According to official sources, the six plants, belonging to four private companies, are Bangla Track’s 300 MW (Jashore 100 MW and Daudkandi 200 MW), Aggreko’s 200 MW (Awarahati 100 MW and Brahmangaon 100 MW), APR Energy’s Pangaon 300 MW, and Paramount’s Baghabari 200 MW.
“Of these, 800 MW has already gone into retirement in between February and June this year while the remaining 200 MW will be retiring in August,” said a highly-placed source at the state-owned Bangladesh Power Development Board (BPDB).
Once all the plants are retired, it will save the government around Tk2,250 crore per year, the source added.
As per the BPDB Annual Report 2021-22, the country’s total grid-connected generation capacity is 22,482 MW, of which diesel-fired plants contributed 1290 MW, or 5.7% of the total capacity.

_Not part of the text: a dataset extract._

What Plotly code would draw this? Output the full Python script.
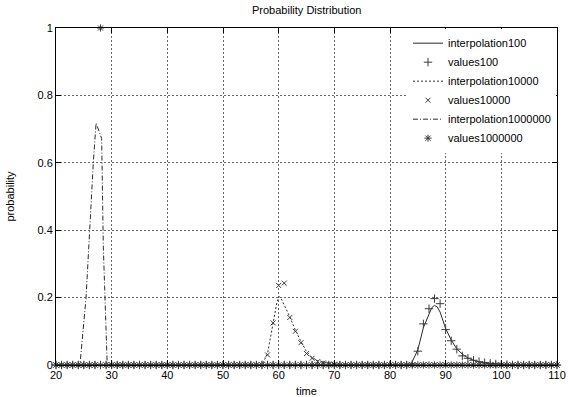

Up to date BPDB data shows that grid-connected installed capacity is closing in on 25000 MW in 2023-24.
In fiscal 2021-22 fiscal year, the cost per kilowatt-hour of electricity by diesel was Tk154.11, while for gas-fired power plants it was Tk3.46. It was Tk9.17 for coal-fired plants and Tk22.10 for furnace oil-based plants.
“The current situation when both the US dollar rate and diesel price have increased, the production cost has spiked substantially,” said the top BPDB official.
He informed that all the power purchase agreements (PPAs) were signed on the basis of US dollar rates and payments are made in dollars under an arrangement with the central bank.
So if the existing US dollar rates and current diesel rates are calculated, the production cost of diesel-fired power plants will be much higher in 2023-24 than that of 2021-22.
He noted that in the existing situation, the tariff for each unit of power produced by diesel-fired plants is over Tk172.5.
The current dollar price is Tk109 while it was Tk85 when the agreements were signed.
Similarly, per litre of diesel price was Tk65 and then increased to Tk80 in November 2021 and Tk114 in August last year, he noted.
Official sources said in the last 5 years, the owners of such costly diesel-fired power plants were paid $1.03 billion or Tk11,281.5 crore.
Welcoming the move for retirement of diesel-fired power plants, eminent energy expert Dr M Tamim said it is “a very good decision”.
“It was just meaningless to keep the costly diesel-fired plants in the system… the government should retire all the remaining diesel-fired plants as early as possible,” he told UNB.